I have seen some estimates that would place the price of gold north of
$50,000/oz. to back all of the money in the world. However, this
number could come down dramatically with a few more months or years of
asset deflation and/or issuances of new currencies to replace
worthless ones.
Notwithstanding the drubbing portfolios have recently experienced, I
believe there is still too much optimism out there..."the Great
American spirit lives on...we have overcome worse than this...we made
it through the Great Depression", etc. The levels of panic and fear
are not as low as they were earlier in the year when the markets began
to crater in earnest. See chart from Barron's below:
I would dub this unhealthy condition as "irrational optimism" (clearly
no longer irrational exuberance). There are still too many financial
media experts comparing this to 1929 or 1974 and calling for a short-
term bottom and "tradable bounce" going into next year. There are too
many people looking to morsels of good news in a sea of bad. Just a
couple of days ago when Hewlett Packard announced their better-than-
expected earnings and lifted guidance, the giddiness of the
"objective" financial commentators reporting the news was palpable and
the knee-jerk reaction of the futures market was to rise sharply
higher. Well, ultimately, the markets ended that day lower as the
reality of the other 499 companies (only a slight exaggeration) are
expecting their fortunes to rapidly decline set in.

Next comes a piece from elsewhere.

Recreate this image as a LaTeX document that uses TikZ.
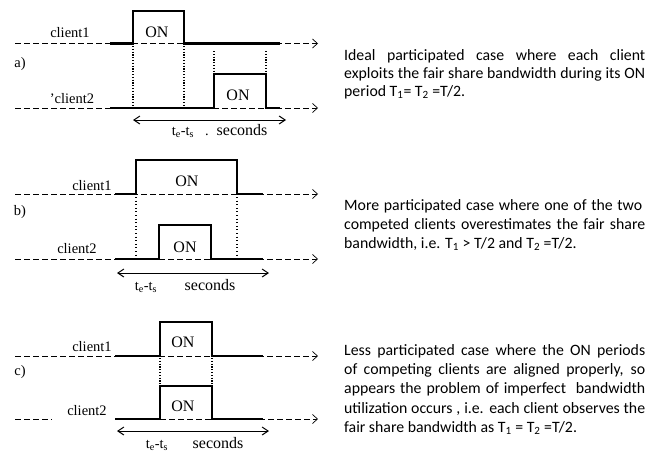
\documentclass[tikz,border=0pt]{standalone}
\usepackage{fontspec}
\setmainfont{Liberation Serif}
\newfontfamily\descfont{Carlito}
\usetikzlibrary{arrows.meta}
\begin{document}
\begin{tikzpicture}[x=1pt,y=-1pt,
  axis/.style={line width=0.7pt, dash pattern=on 5.5pt off 3.5pt, -{Straight Barb[length=5pt,width=9pt]}},
  axisplain/.style={line width=0.7pt, dash pattern=on 5.5pt off 3.5pt},
  sig/.style={line width=2.4pt, line join=miter},
  vdotA/.style={line width=2pt, dash pattern=on 1.2pt off 1.6pt},
  vdotB/.style={line width=1.3pt, dash pattern=on 1pt off 2.6pt},
  spanarrow/.style={line width=1pt, {Straight Barb[length=6pt,width=8pt]}-{Straight Barb[length=6pt,width=8pt]}},
  lbl/.style={font=\fontsize{14.5}{16}\selectfont, inner sep=0pt, anchor=base},
  onlbl/.style={font=\fontsize{16}{18}\selectfont, inner sep=0pt, anchor=base},
  desc/.style={font=\descfont\fontsize{15.8}{18}\selectfont, inner sep=0pt, anchor=base west}]
\useasboundingbox (0,0) rectangle (658,455);

% ---------- a) ----------
\coordinate (a1s) at (15,43.5); \coordinate (a1e) at (318,43.5);
\coordinate (a2s) at (15,108); \coordinate (a2e) at (318,108);
\draw[axis] (a1s) -- (a1e);
\draw[axis] (a2s) -- (a2e);
\draw[sig] (110,43.5) -- (133,43.5) -- (133,11) -- (184,11) -- (184,43.5) -- (280,43.5);
\draw[sig] (110,108) -- (214,108) -- (214,74) -- (266,74) -- (266,108) -- (280,108);
\draw[vdotA] (133,46) -- (133,107);
\draw[vdotA] (184,46) -- (184,107);
\draw[vdotA] (214,51) -- (214,73);
\draw[vdotA] (266,51) -- (266,73);
\coordinate (aL) at (133,120); \coordinate (aR) at (286,120);
\draw[spanarrow] (aL) -- (aR);
\node[lbl] (ac1) at (70,37) {client1};
\node[onlbl] (aon1) at (157,37) {ON};
\node[lbl] (alab) at (20,67) {a)};
\node[lbl] (ac2) at (72,103) {'client2};
\node[onlbl] (aon2) at (238,100) {ON};
\node[lbl] (ats) at (183,135) {t\textsubscript{e}-t\textsubscript{s}};
\node[lbl] (adot) at (207,135) {.};
\node[onlbl] (asec) at (242,135) {seconds};

% ---------- b) ----------
\coordinate (b1s) at (15,194); \coordinate (b1e) at (318,194);
\coordinate (b2s) at (15,259); \coordinate (b2e) at (318,259);
\draw[axis] (b1s) -- (b1e);
\draw[axis] (b2s) -- (b2e);
\draw[sig] (115,194) -- (136,194) -- (136,160) -- (237,160) -- (237,194) -- (263,194);
\draw[sig] (115,259) -- (159,259) -- (159,225) -- (211,225) -- (211,259) -- (263,259);
\draw[vdotB] (136,197) -- (136,258);
\draw[vdotB] (237,197) -- (237,258);
\coordinate (bL) at (117,273); \coordinate (bR) at (269,273);
\draw[spanarrow] (bL) -- (bR);
\node[lbl] (bc1) at (92,190) {client1};
\node[onlbl] (bon1) at (187,186) {ON};
\node[lbl] (blab) at (20,215) {b)};
\node[lbl] (bc2) at (77,253) {client2};
\node[onlbl] (bon2) at (185,252) {ON};
\node[lbl] (bts) at (146,290) {t\textsubscript{e}-t\textsubscript{s}};
\node[onlbl] (bsec) at (210,290) {seconds};

% ---------- c) ----------
\coordinate (c1s) at (15,356); \coordinate (c1e) at (318,356);
\coordinate (c2s) at (15,419); \coordinate (c2m) at (52,419);
\coordinate (c2r) at (115,419); \coordinate (c2e) at (318,419);
\draw[axis] (c1s) -- (c1e);
\draw[axisplain] (c2s) -- (c2m);
\draw[axis] (c2r) -- (c2e);
\draw[sig] (115,356) -- (160,356) -- (160,322) -- (212,322) -- (212,356) -- (263,356);
\draw[sig] (115,419) -- (160,419) -- (160,386) -- (212,386) -- (212,419) -- (263,419);
\draw[vdotA] (160,358) -- (160,385);
\draw[vdotA] (212,358) -- (212,385);
\coordinate (cL) at (117,431); \coordinate (cR) at (269,431);
\draw[spanarrow] (cL) -- (cR);
\node[lbl] (cc1) at (92,351) {client1};
\node[onlbl] (con1) at (183,347) {ON};
\node[lbl] (clab) at (20,375) {c)};
\node[lbl] (cc2) at (87,415) {client2};
\node[onlbl] (con2) at (183,411) {ON};
\node[lbl] (cts) at (157,448) {t\textsubscript{e}-t\textsubscript{s}};
\node[onlbl] (csec) at (218,448) {seconds};

% ---------- descriptions ----------
\node[desc] (da1) at (344,60) {\makebox[301pt][s]{Ideal participated case where each client}};
\node[desc] (da2) at (344,78) {\makebox[301pt][s]{exploits the fair share bandwidth during its ON}};
\node[desc] (da3) at (344,96) {period T\textsubscript{1}= T\textsubscript{2} =T/2.};

\node[desc] (db1) at (344,210) {\makebox[298pt][s]{More participated case where one of the two}};
\node[desc] (db2) at (344,229) {\makebox[301pt][s]{competed clients overestimates the fair share}};
\node[desc] (db3) at (344,248) {bandwidth, i.e. T\textsubscript{1} > T/2 and T\textsubscript{2} =T/2.};

\node[desc] (dc1) at (344,355) {\makebox[301pt][s]{Less participated case where the ON periods}};
\node[desc] (dc2) at (344,374) {\makebox[301pt][s]{of competing clients are aligned properly, so}};
\node[desc] (dc3) at (344,393) {\makebox[301pt][s]{appears the problem of imperfect\ \ bandwidth}};
\node[desc] (dc4) at (344,413) {\makebox[301pt][s]{utilization occurs , i.e. each client observes the}};
\node[desc] (dc5) at (344,432) {fair share bandwidth as T\textsubscript{1} = T\textsubscript{2} =T/2.};
\end{tikzpicture}
\end{document}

This morning news that Saudi Prince Alwaleed is boosting his stake in
Citigroup is giving the bulls' false hope once again. Futures have
rebounded again as investors cling to their irrational optimism.
You should employ investment strategies that exploit this human
fallacy to be optimistic when the evidence clearly points otherwise.

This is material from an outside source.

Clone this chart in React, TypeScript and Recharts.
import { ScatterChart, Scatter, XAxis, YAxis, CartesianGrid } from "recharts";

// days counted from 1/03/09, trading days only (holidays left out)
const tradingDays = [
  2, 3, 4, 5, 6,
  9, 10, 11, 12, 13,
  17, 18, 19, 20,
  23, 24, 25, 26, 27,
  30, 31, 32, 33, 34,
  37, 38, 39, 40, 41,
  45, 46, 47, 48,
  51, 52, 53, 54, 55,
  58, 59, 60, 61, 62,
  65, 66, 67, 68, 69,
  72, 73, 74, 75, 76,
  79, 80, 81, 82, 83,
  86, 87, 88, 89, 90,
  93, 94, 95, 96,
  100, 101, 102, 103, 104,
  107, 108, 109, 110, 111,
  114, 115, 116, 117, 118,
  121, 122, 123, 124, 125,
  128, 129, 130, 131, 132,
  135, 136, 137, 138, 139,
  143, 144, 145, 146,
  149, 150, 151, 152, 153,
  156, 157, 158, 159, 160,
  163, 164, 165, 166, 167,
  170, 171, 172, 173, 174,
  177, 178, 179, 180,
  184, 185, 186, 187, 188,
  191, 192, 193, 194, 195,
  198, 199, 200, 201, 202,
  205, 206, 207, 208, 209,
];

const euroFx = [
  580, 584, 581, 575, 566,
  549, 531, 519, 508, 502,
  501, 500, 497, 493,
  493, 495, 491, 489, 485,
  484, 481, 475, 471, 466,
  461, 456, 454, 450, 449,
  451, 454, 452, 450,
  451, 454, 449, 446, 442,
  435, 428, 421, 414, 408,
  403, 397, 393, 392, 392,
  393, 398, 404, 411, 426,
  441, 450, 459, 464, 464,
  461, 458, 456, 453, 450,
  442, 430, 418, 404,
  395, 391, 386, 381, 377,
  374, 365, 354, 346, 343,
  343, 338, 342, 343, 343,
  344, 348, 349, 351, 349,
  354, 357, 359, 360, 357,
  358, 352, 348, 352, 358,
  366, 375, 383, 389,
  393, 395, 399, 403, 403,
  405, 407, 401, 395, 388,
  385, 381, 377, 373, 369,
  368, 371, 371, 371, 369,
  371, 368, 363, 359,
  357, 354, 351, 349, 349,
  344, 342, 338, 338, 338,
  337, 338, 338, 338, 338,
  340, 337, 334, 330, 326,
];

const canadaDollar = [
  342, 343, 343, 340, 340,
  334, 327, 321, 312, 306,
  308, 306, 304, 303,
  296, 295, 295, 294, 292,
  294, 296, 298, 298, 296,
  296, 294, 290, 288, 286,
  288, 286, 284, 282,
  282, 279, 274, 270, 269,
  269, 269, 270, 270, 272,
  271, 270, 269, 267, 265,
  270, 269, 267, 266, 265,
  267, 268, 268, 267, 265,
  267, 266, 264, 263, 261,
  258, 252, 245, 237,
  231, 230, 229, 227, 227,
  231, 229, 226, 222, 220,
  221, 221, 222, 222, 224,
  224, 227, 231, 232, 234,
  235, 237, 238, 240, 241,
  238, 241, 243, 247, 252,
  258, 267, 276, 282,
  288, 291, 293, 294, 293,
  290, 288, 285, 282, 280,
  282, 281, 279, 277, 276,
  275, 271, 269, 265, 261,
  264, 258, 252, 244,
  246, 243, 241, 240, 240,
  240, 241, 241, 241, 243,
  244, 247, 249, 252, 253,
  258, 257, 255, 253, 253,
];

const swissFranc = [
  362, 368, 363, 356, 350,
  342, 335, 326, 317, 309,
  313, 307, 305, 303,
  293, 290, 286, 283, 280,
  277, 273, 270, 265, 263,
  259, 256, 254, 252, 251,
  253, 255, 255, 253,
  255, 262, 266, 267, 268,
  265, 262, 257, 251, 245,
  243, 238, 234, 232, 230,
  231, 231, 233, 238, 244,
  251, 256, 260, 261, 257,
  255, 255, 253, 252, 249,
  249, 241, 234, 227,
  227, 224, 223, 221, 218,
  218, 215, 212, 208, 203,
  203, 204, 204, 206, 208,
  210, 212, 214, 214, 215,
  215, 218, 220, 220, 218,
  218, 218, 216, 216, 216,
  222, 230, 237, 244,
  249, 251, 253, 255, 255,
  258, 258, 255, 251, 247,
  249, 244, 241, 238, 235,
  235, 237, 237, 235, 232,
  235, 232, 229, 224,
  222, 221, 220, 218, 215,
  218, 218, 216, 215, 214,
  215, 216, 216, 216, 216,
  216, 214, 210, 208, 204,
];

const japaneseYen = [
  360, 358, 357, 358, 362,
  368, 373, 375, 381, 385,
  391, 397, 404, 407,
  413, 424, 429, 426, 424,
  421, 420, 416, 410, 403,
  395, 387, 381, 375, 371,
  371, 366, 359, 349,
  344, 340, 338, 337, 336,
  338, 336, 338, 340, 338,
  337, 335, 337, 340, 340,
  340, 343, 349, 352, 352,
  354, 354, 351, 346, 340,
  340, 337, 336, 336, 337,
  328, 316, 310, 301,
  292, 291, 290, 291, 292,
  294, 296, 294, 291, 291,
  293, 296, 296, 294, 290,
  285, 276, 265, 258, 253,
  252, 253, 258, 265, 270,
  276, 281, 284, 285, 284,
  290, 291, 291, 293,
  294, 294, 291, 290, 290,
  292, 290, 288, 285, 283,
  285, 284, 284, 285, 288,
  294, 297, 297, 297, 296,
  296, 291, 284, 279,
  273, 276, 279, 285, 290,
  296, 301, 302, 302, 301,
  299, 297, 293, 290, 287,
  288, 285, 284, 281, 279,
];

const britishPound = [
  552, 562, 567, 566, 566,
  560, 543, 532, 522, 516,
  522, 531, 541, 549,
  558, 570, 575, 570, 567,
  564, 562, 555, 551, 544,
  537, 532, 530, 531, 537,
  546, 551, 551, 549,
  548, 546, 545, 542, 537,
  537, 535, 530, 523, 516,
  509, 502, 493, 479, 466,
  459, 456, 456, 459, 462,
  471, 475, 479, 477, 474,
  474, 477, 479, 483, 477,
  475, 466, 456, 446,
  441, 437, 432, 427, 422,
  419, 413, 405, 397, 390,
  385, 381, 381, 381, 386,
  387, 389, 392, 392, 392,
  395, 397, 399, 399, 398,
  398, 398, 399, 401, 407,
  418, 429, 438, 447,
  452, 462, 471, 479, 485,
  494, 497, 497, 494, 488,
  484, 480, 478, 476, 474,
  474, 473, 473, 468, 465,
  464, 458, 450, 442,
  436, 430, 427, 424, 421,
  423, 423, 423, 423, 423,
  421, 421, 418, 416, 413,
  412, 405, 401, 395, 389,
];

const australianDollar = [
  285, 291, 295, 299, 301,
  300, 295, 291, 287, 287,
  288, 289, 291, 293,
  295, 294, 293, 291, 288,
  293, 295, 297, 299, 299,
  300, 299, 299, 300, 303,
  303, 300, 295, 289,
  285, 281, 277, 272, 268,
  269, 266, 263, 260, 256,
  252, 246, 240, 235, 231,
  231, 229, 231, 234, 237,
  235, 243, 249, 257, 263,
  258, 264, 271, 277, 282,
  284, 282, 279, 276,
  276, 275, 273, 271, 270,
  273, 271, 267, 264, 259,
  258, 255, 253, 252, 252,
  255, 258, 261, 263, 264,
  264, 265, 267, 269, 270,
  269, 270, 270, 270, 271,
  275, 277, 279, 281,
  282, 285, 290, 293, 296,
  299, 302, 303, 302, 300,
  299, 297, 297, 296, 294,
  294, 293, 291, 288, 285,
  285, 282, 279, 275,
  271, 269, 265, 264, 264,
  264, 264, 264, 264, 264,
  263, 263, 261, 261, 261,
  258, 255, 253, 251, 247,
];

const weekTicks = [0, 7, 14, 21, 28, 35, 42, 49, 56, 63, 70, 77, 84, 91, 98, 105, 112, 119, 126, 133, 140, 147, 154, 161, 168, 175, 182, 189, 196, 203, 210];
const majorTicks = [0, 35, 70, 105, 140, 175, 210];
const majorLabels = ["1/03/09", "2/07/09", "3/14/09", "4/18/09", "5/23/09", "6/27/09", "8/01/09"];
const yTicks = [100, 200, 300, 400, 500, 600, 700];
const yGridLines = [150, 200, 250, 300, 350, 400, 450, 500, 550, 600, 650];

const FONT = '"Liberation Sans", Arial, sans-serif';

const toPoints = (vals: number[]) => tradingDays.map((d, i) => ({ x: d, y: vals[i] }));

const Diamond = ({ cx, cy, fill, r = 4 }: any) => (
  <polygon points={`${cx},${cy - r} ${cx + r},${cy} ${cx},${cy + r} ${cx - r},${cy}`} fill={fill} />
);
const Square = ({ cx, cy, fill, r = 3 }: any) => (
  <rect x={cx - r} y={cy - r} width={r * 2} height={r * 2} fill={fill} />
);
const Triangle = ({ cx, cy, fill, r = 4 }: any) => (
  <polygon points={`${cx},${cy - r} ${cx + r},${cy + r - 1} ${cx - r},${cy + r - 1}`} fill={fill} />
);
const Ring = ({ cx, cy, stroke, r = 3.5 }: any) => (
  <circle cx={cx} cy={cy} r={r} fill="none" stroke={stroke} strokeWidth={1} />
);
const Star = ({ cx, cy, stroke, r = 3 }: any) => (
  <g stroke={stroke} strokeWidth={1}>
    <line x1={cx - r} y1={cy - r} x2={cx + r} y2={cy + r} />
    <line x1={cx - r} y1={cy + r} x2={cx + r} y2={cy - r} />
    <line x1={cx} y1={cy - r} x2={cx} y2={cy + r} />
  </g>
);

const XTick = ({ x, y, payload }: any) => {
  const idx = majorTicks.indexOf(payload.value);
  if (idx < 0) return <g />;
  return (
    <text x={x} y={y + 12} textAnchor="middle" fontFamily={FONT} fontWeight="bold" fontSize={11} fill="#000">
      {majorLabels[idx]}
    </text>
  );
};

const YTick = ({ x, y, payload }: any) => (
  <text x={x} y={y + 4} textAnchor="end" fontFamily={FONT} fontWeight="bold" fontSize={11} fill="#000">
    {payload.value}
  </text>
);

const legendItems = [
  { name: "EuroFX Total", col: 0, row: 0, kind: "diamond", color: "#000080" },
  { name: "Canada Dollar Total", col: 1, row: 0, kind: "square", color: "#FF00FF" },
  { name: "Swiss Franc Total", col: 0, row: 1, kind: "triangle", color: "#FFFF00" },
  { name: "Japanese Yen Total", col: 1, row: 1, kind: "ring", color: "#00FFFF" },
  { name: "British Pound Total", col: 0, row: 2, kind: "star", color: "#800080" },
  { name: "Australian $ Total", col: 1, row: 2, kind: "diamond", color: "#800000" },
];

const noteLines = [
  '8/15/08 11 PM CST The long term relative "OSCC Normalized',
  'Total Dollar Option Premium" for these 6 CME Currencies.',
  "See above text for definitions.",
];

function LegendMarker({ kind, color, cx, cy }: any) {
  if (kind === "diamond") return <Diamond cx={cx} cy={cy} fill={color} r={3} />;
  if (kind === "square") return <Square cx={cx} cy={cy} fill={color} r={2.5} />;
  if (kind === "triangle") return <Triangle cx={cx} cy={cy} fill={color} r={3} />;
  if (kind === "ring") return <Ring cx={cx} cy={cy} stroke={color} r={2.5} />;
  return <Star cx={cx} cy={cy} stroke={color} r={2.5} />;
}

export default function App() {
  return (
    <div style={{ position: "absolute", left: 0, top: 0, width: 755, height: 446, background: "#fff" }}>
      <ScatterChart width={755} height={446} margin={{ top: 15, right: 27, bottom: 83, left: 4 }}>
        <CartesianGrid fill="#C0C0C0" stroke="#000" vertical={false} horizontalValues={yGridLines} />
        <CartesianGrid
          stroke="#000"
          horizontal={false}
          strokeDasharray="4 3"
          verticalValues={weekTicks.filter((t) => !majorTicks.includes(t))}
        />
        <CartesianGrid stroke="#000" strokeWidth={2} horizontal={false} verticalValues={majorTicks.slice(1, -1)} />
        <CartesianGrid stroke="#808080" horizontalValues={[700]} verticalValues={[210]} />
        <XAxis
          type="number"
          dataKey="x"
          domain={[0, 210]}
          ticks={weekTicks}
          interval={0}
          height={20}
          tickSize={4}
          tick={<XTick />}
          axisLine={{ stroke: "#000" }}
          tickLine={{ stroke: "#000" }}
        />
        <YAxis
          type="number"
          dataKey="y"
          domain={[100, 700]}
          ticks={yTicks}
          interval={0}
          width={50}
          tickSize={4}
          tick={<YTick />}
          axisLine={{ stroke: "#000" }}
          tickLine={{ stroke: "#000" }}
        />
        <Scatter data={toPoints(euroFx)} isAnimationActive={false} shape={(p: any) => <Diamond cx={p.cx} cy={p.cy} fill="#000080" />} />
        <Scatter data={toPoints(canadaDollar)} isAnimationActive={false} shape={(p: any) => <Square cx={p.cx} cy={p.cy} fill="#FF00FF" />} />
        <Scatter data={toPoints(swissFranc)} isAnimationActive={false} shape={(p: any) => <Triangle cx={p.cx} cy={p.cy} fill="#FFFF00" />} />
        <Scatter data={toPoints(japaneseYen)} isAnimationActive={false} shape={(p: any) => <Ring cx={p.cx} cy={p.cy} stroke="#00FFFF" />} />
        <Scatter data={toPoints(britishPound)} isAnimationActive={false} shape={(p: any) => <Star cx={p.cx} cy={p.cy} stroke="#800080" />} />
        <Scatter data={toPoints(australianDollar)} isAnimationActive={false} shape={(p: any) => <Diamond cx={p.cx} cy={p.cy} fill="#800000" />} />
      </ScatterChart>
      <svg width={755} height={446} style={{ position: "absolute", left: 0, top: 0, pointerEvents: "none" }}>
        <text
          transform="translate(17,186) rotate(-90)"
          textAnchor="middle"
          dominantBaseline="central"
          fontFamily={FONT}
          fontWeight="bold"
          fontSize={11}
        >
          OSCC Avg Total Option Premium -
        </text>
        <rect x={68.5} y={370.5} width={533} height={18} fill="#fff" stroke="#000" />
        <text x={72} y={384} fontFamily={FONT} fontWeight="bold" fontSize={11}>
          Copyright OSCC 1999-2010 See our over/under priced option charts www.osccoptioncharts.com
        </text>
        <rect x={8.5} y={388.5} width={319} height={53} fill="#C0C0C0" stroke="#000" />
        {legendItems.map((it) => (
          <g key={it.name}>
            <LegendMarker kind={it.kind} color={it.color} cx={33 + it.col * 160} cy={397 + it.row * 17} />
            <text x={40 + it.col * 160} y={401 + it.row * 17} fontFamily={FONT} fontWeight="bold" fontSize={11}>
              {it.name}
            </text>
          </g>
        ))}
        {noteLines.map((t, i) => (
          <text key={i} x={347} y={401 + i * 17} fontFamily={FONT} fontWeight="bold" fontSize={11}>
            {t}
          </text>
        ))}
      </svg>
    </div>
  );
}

Optimism is a virtue which propels society forward and moves
individuals ahead in 'normal times'. The period we are entering is
going to be unlike anything this country has ever experienced.
On Nov 21, 10:51 am, Don Tiberone <s...@m...com> wrote:
> http://www.marketoracle.co.uk/index.php?name=News&fi
le=article&sid=7413
>
> Keynesian Economics- Revenge of the Barbarous Relic
> Economics / Deflation Nov 20, 2008 - 04:58 PM
>
I don't agree. There is 1.5 trillion dollars of gold in human hands:
it's not enough. If you let the price of gold shoot through the roof
then you are shooting yourself in the foot, because gold is an
industrial item for which there is no known substitute. A system on a
fixed basis as solid as gold has its advantages but the big problem is
that the supply of gold doesn't expand and the human race does. The
price of gold and any gold-backed currency would tend to rise and
result in deflation, a big problem.
I thinik that a completely worthless and imaginary currency such as we
have now is the right idea. You have to watch it carefully though so
it doesn't get out of hand, and this we haven't done. A dollar
collapse is possble.
Once the human race stops its rapid progress and reaches some sort of
equilibrium then the gold standard looks good. But I won't live to
see it.
On Nov 20, 8:00 pm, p...@g...com wrote:
> Once the human race stops its rapid progress and reaches some sort of
> equilibrium then the gold standard looks good. But I won't live to
> see it.
I think you're too pessimistic. You can in lieu of gold have a basket
of commodities that you can trade. The key is a stable (fixed) money
supply, or one that slowly inflates to account for the 50% increase in
human population over the next half century.